You see, I grew up in a very bucolic setting—in the midst of a sleepy farming village in the heart of Northern Philippines.
The lifestyle is very simple: fathers go out to the ricefields at 5:00 in the morning, mothers stay at home to tend to the children (or teach in the local public schools), grandparents spoil the kids with the occasional dirty ice cream treat, and kids climb trees and frolic in clear streams after school and during the weekend.
There’s not much trimmings in our daily lives, too. That meant no dinners out in fancy restaurants for the whole family. The only good restaurants were the ones for travelers, and the menu is equally no-frills rice and viands.
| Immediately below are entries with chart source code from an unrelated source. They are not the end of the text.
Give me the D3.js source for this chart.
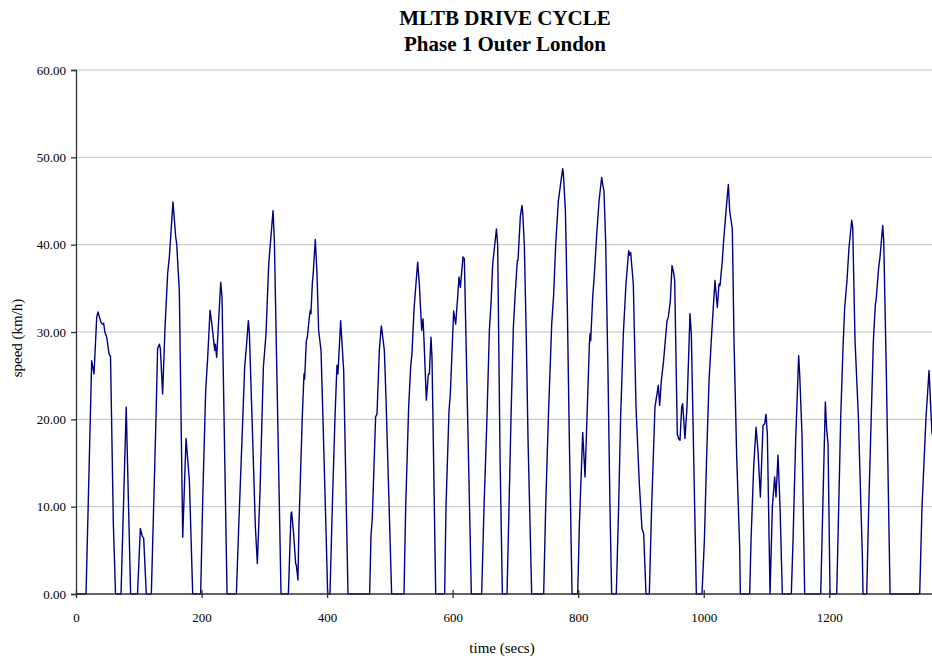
<!DOCTYPE html>
<html>
<head>
<meta charset="utf-8">
<script src="https://cdn.jsdelivr.net/npm/d3@7"></script>
<style>
	body { margin: 0; background: #fff; }
	svg { display: block; font-family: 'Liberation Serif', 'Times New Roman', serif; }
	.grid line { stroke: #c0c0c0; stroke-width: 1; }
	.axis path, .axis line { stroke: #303030; stroke-width: 1.3; }
	.axis text { font-family: 'Liberation Serif', 'Times New Roman', serif; font-size: 13px; fill: #000; }
</style>
</head>
<body>
<script>
// drive cycle trace (seconds, km/h)
var timeSecs = [
	0, 16, 25, 28.7, 33, 35, 39.8, 42, 44, 46, 49, 52.6, 55, 59.5, 63, 71.7, 80, 87, 98, 102.5, 105.7, 107.8, 112,
	120, 127.5, 130, 132.8, 134.4, 138, 141.8, 146, 148.7, 154.5, 158.8, 160.4, 164.6, 170, 175.3, 177.4, 180.6, 185.9,
	198.6, 201.8, 206.6, 209.8, 213.5, 216.1, 221, 222, 224.1, 230.5, 232.6, 240.6,
	255.5, 259.2, 263.4, 268.7, 271.4, 274.6, 276.2, 281.5, 285.7, 288.9, 293.2, 298.5, 302.7, 307, 313.9, 316, 326.6,
	338.3, 342.5, 343.5, 346.7, 349.9, 351, 353.6, 355.2, 360.5, 363.2, 364.2, 366.9, 368.5, 371.7, 373.3, 374.3, 376.4,
	377.5, 381.2, 383.9, 386.5, 390.3, 392.9, 398.7, 400.9,
	404.6, 408.3, 412.6, 415.7, 417.3, 421.6, 423.2, 426.4, 433.3,
	467.8, 469.9, 472, 477.3, 479.5, 483.2, 486.4, 488, 491.2, 493.8, 502.8,
	522.5, 525.2, 529.9, 533.1, 535.2, 538.4, 541.1, 544.3, 546.9, 550.7, 552.8, 554.4, 558.1, 561.3, 562.9, 565.5,
	567.1, 573,
	587.3, 589.4, 594.2, 596.3, 601.6, 604.8, 608, 610.1, 612.3, 616.5, 618.6, 629.8,
	646.2, 650, 654.7, 658.5, 661.1, 663.8, 669.8, 671.7, 675.5, 679.2,
	686.6, 689.8, 693, 696.7, 699.9, 703.1, 704.1, 707.9, 710.5, 711.6, 714.2, 717.4, 720.1, 725.9,
	745, 748.2, 752.5, 757.8, 761, 764.2, 768.4, 772.6, 775.3, 776.4, 779.6, 782.7, 785.9, 790.2,
	799.2, 801.9, 807.2, 810.9, 813.5, 817.8, 818.9, 819.9, 823.1, 825.8, 829.5, 833.2, 837.4, 839, 841, 843.7, 847.5,
	850.6, 853.3,
	860.7, 864.4, 867.6, 871.9, 876.1, 880.4, 882, 883.6, 887.8, 892.1, 897.4, 901.6, 904.3, 908,
	913.3, 917, 922.3, 927.6, 929.8, 932.4, 935.6, 941.5, 943.6, 946.8, 949.4, 951.5, 953.7, 957.9, 960, 962.2, 964.8,
	966.4, 970.1, 973.3, 978.1, 980.2, 988.2,
	997.2, 1001, 1004.6, 1008.4, 1012.6, 1017.9, 1021.6, 1024.3, 1025.9, 1029.6, 1031.7, 1036, 1039.2, 1041.3, 1045.5,
	1048.2, 1052.5, 1057.2, 1058.3,
	1073.2, 1075.3, 1079.5, 1083.3, 1086.4, 1090.2, 1094.4, 1097.1, 1099.2, 1101.3, 1105.6, 1109.3, 1113, 1115.1,
	1118.3, 1121.5, 1125.2,
	1139.5, 1142.2, 1146.4, 1151.2, 1152.8, 1156.5, 1160.8,
	1186.3, 1193.7, 1195.9, 1198, 1201.2,
	1211.8, 1215, 1218.2, 1221.9, 1224.5, 1227.2, 1228.2, 1231.4, 1235.7, 1237.3, 1241, 1246.3, 1252.7, 1253.7,
	1259.6, 1262.8, 1266.5, 1270.2, 1273.4, 1274.5, 1278.7, 1280.8, 1285.1, 1286.7, 1290.9, 1296.8,
	1344, 1347.7, 1354.1, 1358.9, 1361.6, 1363.6
];
var speedKmh = [
	0, 0, 26.7, 25.2, 31.7, 32.3, 31.1, 30.9, 31.0, 30, 29.4, 27.5, 27.2, 8, 0, 0, 21.4, 0, 0, 7.5, 6.6, 6.4, 0,
	0, 20.3, 28.1, 28.6, 28.1, 22.9, 30.5, 36.7, 38.6, 44.9, 40.9, 40.1, 34.7, 6.5, 17.8, 15.9, 13, 0,
	0, 10.7, 23.3, 27.1, 32.5, 31.1, 27.9, 28.6, 27.1, 35.7, 34, 0,
	0, 7.7, 15.7, 26, 28.3, 31.3, 29.8, 17.6, 7.7, 3.5, 11.9, 26, 29.8, 37.8, 43.9, 40.5, 0,
	0, 9.2, 9.4, 6.9, 3.5, 3.3, 1.6, 8, 20.3, 25.2, 24.6, 29, 29.4, 31.7, 32.5, 32.1, 35.5,
	36.3, 40.6, 36.7, 30.2, 27.9, 21.4, 6.1, 0,
	0, 10, 20.3, 26.2, 25.2, 31.3, 29.4, 25.6, 0,
	0, 6.7, 8.7, 20.3, 20.6, 27.9, 30.7, 29.8, 27.9, 22.5, 0,
	0, 10, 21.4, 26, 27.5, 32.5, 35.1, 38, 35.5, 30.2, 31.5, 29, 22.2, 25.2, 25.2, 29.4,
	27.1, 0,
	0, 10, 21, 22.9, 32.4, 30.9, 34, 36.3, 35.1, 38.6, 38.4, 0,
	0, 10, 20.3, 30.2, 33.2, 37.8, 41.8, 40, 15.7, 0,
	0, 10, 20.3, 30.5, 34.7, 38.2, 38.2, 43.3, 44.5, 43.7, 40, 29, 17.6, 0,
	0, 10, 20.3, 30.9, 34.4, 40.1, 45, 47.3, 48.7, 48.1, 43.9, 32.8, 17.6, 0,
	0, 8, 18.5, 13.4, 19.1, 28.6, 29.8, 29, 34, 36.7, 41.2, 45, 47.7, 46.9, 46.2, 40.5, 25.2,
	10, 0,
	0, 10, 20.3, 29.8, 35.5, 39.3, 38.8, 39.1, 35.5, 21.4, 12.6, 7.5, 6.9, 0,
	0, 10, 21.4, 23.9, 21.6, 24.4, 26.4, 31.3, 31.7, 33.6, 37.6, 37, 35.9, 18.3, 17.8, 17.6, 21.4,
	21.8, 17.8, 21.4, 32.1, 29.8, 0,
	0, 6.1, 15.7, 24.4, 29.8, 35.9, 32.8, 35.5, 35.3, 38.2, 40.5, 44.3, 46.9, 43.9, 41.8,
	29, 15.7, 5.4, 0,
	0, 6.1, 14.5, 19.1, 16.4, 11.1, 19.3, 19.5, 20.6, 18.3, 0, 10, 13.4, 11.1,
	15.9, 10, 0,
	0, 6.1, 17.6, 27.3, 25.2, 18.3, 0,
	0, 22, 18.7, 17.2, 0,
	0, 10, 20.3, 28.3, 32.8, 35.1, 35.9, 39.7, 42.8, 42, 29, 20.3, 4.2, 0,
	0, 10, 19.5, 29, 33.2, 33.6, 37.4, 38.6, 42.2, 40.5, 25.2, 0,
	0, 10, 20.3, 25.6, 21.4, 18.3
];
var xTicks = [0, 200, 400, 600, 800, 1000, 1200];
var yTicks = [0, 10, 20, 30, 40, 50, 60];
var titleLines = ['MLTB DRIVE CYCLE', 'Phase 1 Outer London'];

var width = 932, height = 658;
var margin = { top: 70, right: 0, bottom: 64, left: 76 };

var svg = d3.select('body').append('svg')
	.attr('width', width)
	.attr('height', height);

var x = d3.scaleLinear().domain([0, 1363.6]).range([margin.left, width - margin.right]);
var y = d3.scaleLinear().domain([0, 60]).range([height - margin.bottom, margin.top]);

// horizontal gridlines
svg.append('g').attr('class', 'grid')
	.selectAll('line').data(yTicks.filter(function (d) { return d > 0; })).enter().append('line')
	.attr('x1', margin.left).attr('x2', width)
	.attr('y1', function (d) { return y(d); }).attr('y2', function (d) { return y(d); });

// speed trace
var points = timeSecs.map(function (t, i) { return [t, speedKmh[i]]; });
svg.append('path')
	.datum(points)
	.attr('fill', 'none')
	.attr('stroke', '#000080')
	.attr('stroke-width', 1.4)
	.attr('stroke-linejoin', 'round')
	.attr('d', d3.line().x(function (d) { return x(d[0]); }).y(function (d) { return y(d[1]); }));

// axes
var xAxis = svg.append('g').attr('class', 'axis')
	.attr('transform', 'translate(0,' + y(0) + ')')
	.call(d3.axisBottom(x).tickValues(xTicks).tickFormat(d3.format('d')).tickSizeOuter(0).tickSize(4).tickPadding(15));
xAxis.selectAll('.tick line').attr('y1', -4).attr('y2', 4);
xAxis.select('.domain').attr('d', 'M' + margin.left + ',0H' + width);

svg.append('g').attr('class', 'axis')
	.attr('transform', 'translate(' + margin.left + ',0)')
	.call(d3.axisLeft(y).tickValues(yTicks).tickFormat(d3.format('.2f')).tickSizeOuter(0).tickSize(5).tickPadding(5));

// titles
svg.append('g').selectAll('text').data(titleLines).enter().append('text')
	.attr('x', 505)
	.attr('y', function (d, i) { return 25 + i * 26; })
	.attr('text-anchor', 'middle')
	.style('font-size', '21px')
	.style('font-weight', 'bold')
	.text(function (d) { return d; });

svg.append('text')
	.attr('x', 502).attr('y', 653)
	.attr('text-anchor', 'middle')
	.style('font-size', '15px')
	.text('time (secs)');

svg.append('text')
	.attr('transform', 'translate(22,338) rotate(-90)')
	.attr('text-anchor', 'middle')
	.style('font-size', '15px')
	.text('speed (km/h)');
</script>
</body>
</html>
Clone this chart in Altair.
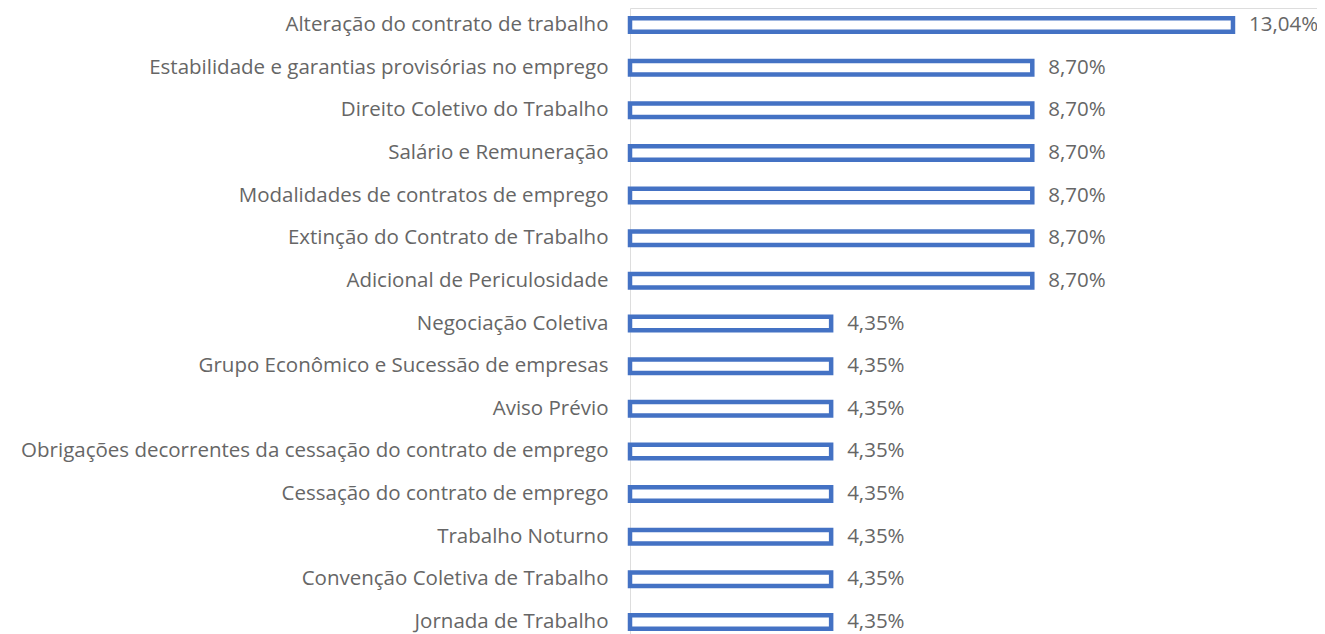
import altair as alt
import pandas as pd

categories = [
    "Alteração do contrato de trabalho",
    "Estabilidade e garantias provisórias no emprego",
    "Direito Coletivo do Trabalho",
    "Salário e Remuneração",
    "Modalidades de contratos de emprego",
    "Extinção do Contrato de Trabalho",
    "Adicional de Periculosidade",
    "Negociação Coletiva",
    "Grupo Econômico e Sucessão de empresas",
    "Aviso Prévio",
    "Obrigações decorrentes da cessação do contrato de emprego",
    "Cessação do contrato de emprego",
    "Trabalho Noturno",
    "Convenção Coletiva de Trabalho",
    "Jornada de Trabalho",
]
values = [13.04, 8.70, 8.70, 8.70, 8.70, 8.70, 8.70,
          4.35, 4.35, 4.35, 4.35, 4.35, 4.35, 4.35, 4.35]
labels = ["13,04%"] + ["8,70%"] * 6 + ["4,35%"] * 8

df = pd.DataFrame({"cat": categories, "val": values, "lab": labels})

FONT = "Open Sans"
GRAY = "#666666"
FS = 20.5

y = alt.Y("cat:N", sort=categories, title=None,
          scale=alt.Scale(paddingInner=0.6834, paddingOuter=0.2404),
          axis=alt.Axis(domain=False, ticks=False, labelPadding=22,
                        labelFont=FONT, labelFontSize=FS, labelColor=GRAY,
                        labelLimit=0))
x = alt.X("val:Q", title=None,
          scale=alt.Scale(domain=[0, 14.857], nice=False, zero=True),
          axis=None)

bars = alt.Chart(df).mark_bar(fill="white", stroke="#4472C4", strokeWidth=4.5,
                              cornerRadius=0).encode(x=x, y=y)
text = alt.Chart(df).mark_text(align="left", baseline="middle", dx=16,
                               font=FONT, fontSize=FS, color=GRAY).encode(
    x=x, y=y, text="lab:N")

chart = (bars + text).properties(
    width=687, height=631,
    autosize=alt.AutoSizeParams(type="none"),
    padding={"left": 622, "top": 0, "right": 0, "bottom": 0},
).configure_view(stroke=None).configure(background="white")

chart.save("out.html", embed_options={"renderer": "svg", "actions": False})
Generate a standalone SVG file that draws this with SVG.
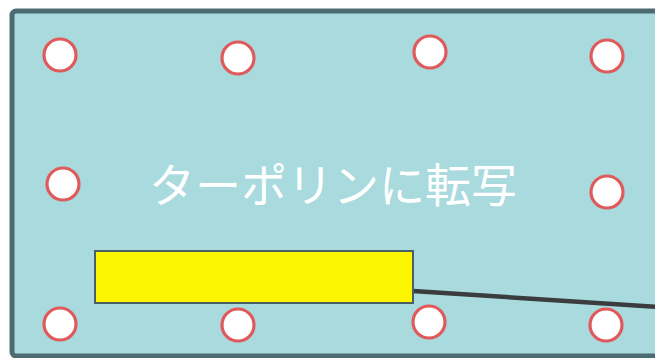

So no fancy expensive cut flowers on Valentine’s Day either...save perhaps the
calabaza blooms that fathers usually bring home for a tasty vegetable soup called
dinengdeng.
Growing up with that hefty dose of practicality at home and in the community, I didn’t think much of the beauty of flowers. The ones that I liked were meant for eating, not gazing at. The few times I saw boys give flowers to the girls they liked, I marveled at the waste of money that went with the gesture.
But I feel different now. I’ve begun to appreciate the biblical connotation to flowers—that God takes better care of us humans than the flowers in the field which, despite their stunning beauty, are gone in a flash.
And that is why, I don’t berate my husband anymore when he buys me beautiful long-stemmed golden roses for special days, heh.